- [YOUR INSTRUCTIONS]:
Show all lines from the listing below that contain "What".

Records contained in a dataset:
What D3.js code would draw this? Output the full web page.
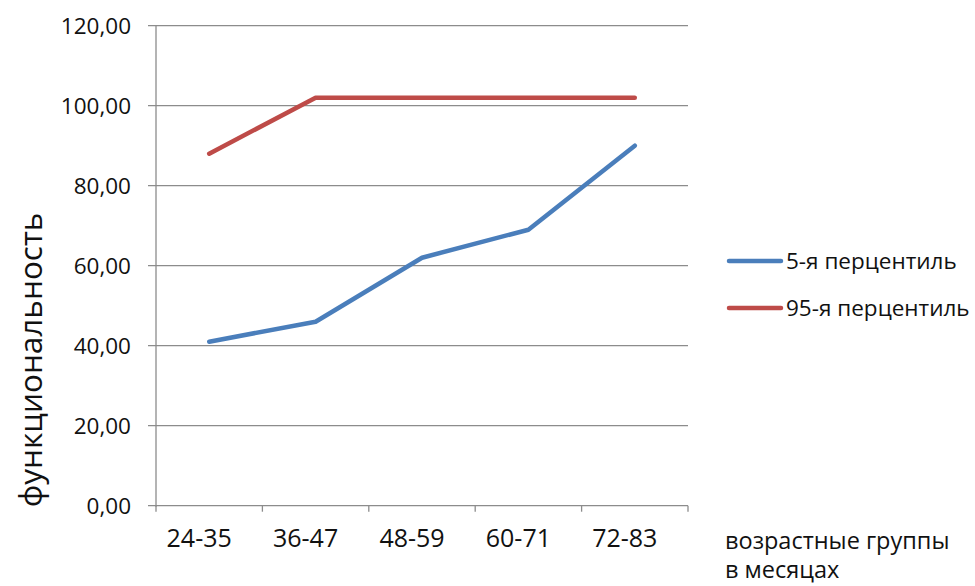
<!DOCTYPE html>
<html><head><meta charset="utf-8">
<script src="https://cdn.jsdelivr.net/npm/d3@7"></script>
<style>body{margin:0;background:#fff}svg{display:block}text{font-family:"Open Sans",sans-serif;fill:#111}</style>
</head><body>
<script>
const categories = ["24-35","36-47","48-59","60-71","72-83"];
const p5 = [41, 46, 62, 69, 90];
const p95 = [88, 102, 102, 102, 102];
const seriesNames = ["5-я перцентиль","95-я перцентиль"];
const yTicks = [0,20,40,60,80,100,120];
const colors = ["#4a7ebb","#be4b48"];

const W=975,H=586;
const svg=d3.select("body").append("svg").attr("width",W).attr("height",H);
const L=156,R=688,T=25.7,B=505.7;
const x=d3.scaleBand().domain(categories).range([L,R]);
const y=d3.scaleLinear().domain([0,120]).range([B,T]);

// gridlines
svg.append("g").selectAll("line").data(yTicks).join("line")
  .attr("x1",L-8).attr("x2",R).attr("y1",d=>y(d)).attr("y2",d=>y(d))
  .attr("stroke","#8c8c8c").attr("stroke-width",1.3);
// y axis line
svg.append("line").attr("x1",L).attr("x2",L).attr("y1",T).attr("y2",B+1).attr("stroke","#8c8c8c").attr("stroke-width",1.3);
// x ticks
const xt=categories.map((c,i)=>x(c)).concat([R]);
svg.append("g").selectAll("line").data(xt).join("line")
  .attr("x1",d=>d).attr("x2",d=>d).attr("y1",B).attr("y2",B+6)
  .attr("stroke","#8c8c8c").attr("stroke-width",1.3);
// y labels
const fmt=d=>d3.format(".2f")(d).replace(".",",");
svg.append("g").selectAll("text").data(yTicks).join("text")
  .attr("x",131).attr("y",d=>y(d)).attr("dy","0.35em").attr("text-anchor","end")
  .attr("font-size",22.5).text(fmt);
// x labels
svg.append("g").selectAll("text").data(categories).join("text")
  .attr("x",d=>x(d)+x.bandwidth()/2-10).attr("y",547).attr("text-anchor","middle")
  .attr("font-size",25).text(d=>d);
// lines
const line=d3.line().x((d,i)=>x(categories[i])+x.bandwidth()/2).y(d=>y(d));
[p5,p95].forEach((s,k)=>{
  svg.append("path").datum(s).attr("d",line).attr("fill","none")
    .attr("stroke",colors[k]).attr("stroke-width",4.5).attr("stroke-linejoin","round").attr("stroke-linecap","round");
});
// legend
const ly=[261,308];
seriesNames.forEach((n,k)=>{
  svg.append("line").attr("x1",729).attr("x2",781).attr("y1",ly[k]).attr("y2",ly[k])
    .attr("stroke",colors[k]).attr("stroke-width",4.5).attr("stroke-linecap","round");
  svg.append("text").attr("x",786).attr("y",ly[k]).attr("dy","0.35em").attr("font-size",22.5).text(n);
});
// axis titles
svg.append("text").attr("transform","translate(42,360) rotate(-90)").attr("text-anchor","middle")
  .attr("font-size",31.5).text("функциональность");
svg.append("text").attr("x",725).attr("y",549).attr("font-size",23.5).text("возрастные группы");
svg.append("text").attr("x",725).attr("y",578).attr("font-size",23.5).text("в месяцах");
</script>
</body></html>
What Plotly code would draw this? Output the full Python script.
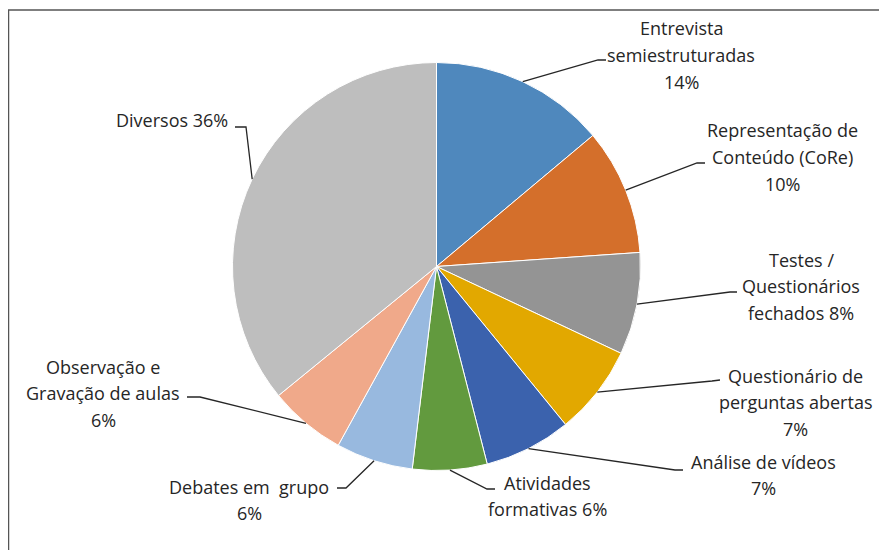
import math
import plotly.graph_objects as go

# ---------------- data ----------------
categories = [
    "Entrevista semiestruturadas",
    "Representação de Conteúdo (CoRe)",
    "Testes / Questionários fechados",
    "Questionário de perguntas abertas",
    "Análise de vídeos",
    "Atividades formativas",
    "Debates em  grupo",
    "Observação e Gravação de aulas",
    "Diversos",
]
values = [13.9, 10.0, 8.1, 7.1, 6.9, 5.9, 6.1, 6.1, 35.9]
label_lines = [
    ["Entrevista", "semiestruturadas", "{p}"],
    ["Representação de", "Conteúdo (CoRe)", "{p}"],
    ["Testes /", "Questionários", "fechados {p}"],
    ["Questionário de", "perguntas abertas", "{p}"],
    ["Análise de vídeos", "{p}"],
    ["Atividades", "formativas {p}"],
    ["Debates em\u00a0 grupo", "{p}"],
    ["Observação e", "Gravação de aulas", "{p}"],
    ["Diversos {p}"],
]

# ---------------- styling / layout ----------------
colors = ["#4F88BD", "#D46F2B", "#949494", "#E2A800", "#3B62AD",
          "#629A3E", "#98B9DF", "#F0A98A", "#BEBEBE"]
W, H = 887, 550
OFF_X, OFF_Y = 8, 8          # page body margin
CX, CY, R = 436.5, 266.5, 204.0
FONT = "Open Sans"
FSIZE = 18
LINE_H = 26.5
TEXT_COLOR = "#262626"

# label block centre (px, screen) and leader elbow / end (px, screen)
label_pos = [(681, 55), (782, 157), (801, 286), (795, 402), (763, 475),
             (547, 496), (249, 500), (103, 393), (172, 120)]
leader_pts = [((598, 60), (606, 60)), ((697, 163), (705, 163)),
              ((730, 292), (737, 292)), ((712, 381), (720, 380)),
              ((675, 470), (683, 470)), ((487, 489), (495, 489)),
              ((346, 488), (337, 488)), ((200, 397), (187, 397)),
              ((246, 127), (235, 127))]


def px(x):
    return (x - OFF_X) / W


def py(y):
    return 1 - (y - OFF_Y) / H


fig = go.Figure(go.Pie(
    labels=categories,
    values=values,
    sort=False,
    direction="clockwise",
    rotation=0,
    textinfo="none",
    hoverinfo="label+percent",
    marker=dict(colors=colors, line=dict(color="white", width=1)),
    domain=dict(x=[px(CX - R), px(CX + R)], y=[py(CY + R), py(CY - R)]),
    showlegend=False,
))

total = sum(values)
annotations = []
shapes = []
cum = 0.0
for i, v in enumerate(values):
    mid = (cum + v / 2) / total * 2 * math.pi
    cum += v
    ax = CX + R * math.sin(mid)
    ay = CY - R * math.cos(mid)
    pct = f"{round(v / total * 100):d}%"
    lines = [s.format(p=pct) for s in label_lines[i]]
    lx, ly = label_pos[i]
    n = len(lines)
    for k, t in enumerate(lines):
        yk = ly + (k - (n - 1) / 2) * LINE_H
        annotations.append(dict(
            x=px(lx), y=py(yk), xref="paper", yref="paper",
            text=t, showarrow=False, xanchor="center", yanchor="middle",
            font=dict(family=FONT, size=FSIZE, color=TEXT_COLOR)))
    (ex, ey), (tx, ty) = leader_pts[i]
    shapes.append(dict(
        type="path", xref="paper", yref="paper",
        path=f"M {px(ax)} {py(ay)} L {px(ex)} {py(ey)} L {px(tx)} {py(ty)}",
        line=dict(color="#262626", width=1.3)))

# outer border
shapes.append(dict(type="rect", xref="paper", yref="paper",
                   x0=px(8.5), y0=-0.05, x1=1.05, y1=py(10),
                   line=dict(color="#555555", width=1.5)))

fig.update_layout(
    width=W, height=H,
    margin=dict(l=0, r=0, t=0, b=0),
    paper_bgcolor="white", plot_bgcolor="white",
    annotations=annotations, shapes=shapes,
)

fig.write_html("out.html")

- [FINISHED ANSWER]:
What D3.js code would draw this? Output the full web page.
What Plotly code would draw this? Output the full Python script.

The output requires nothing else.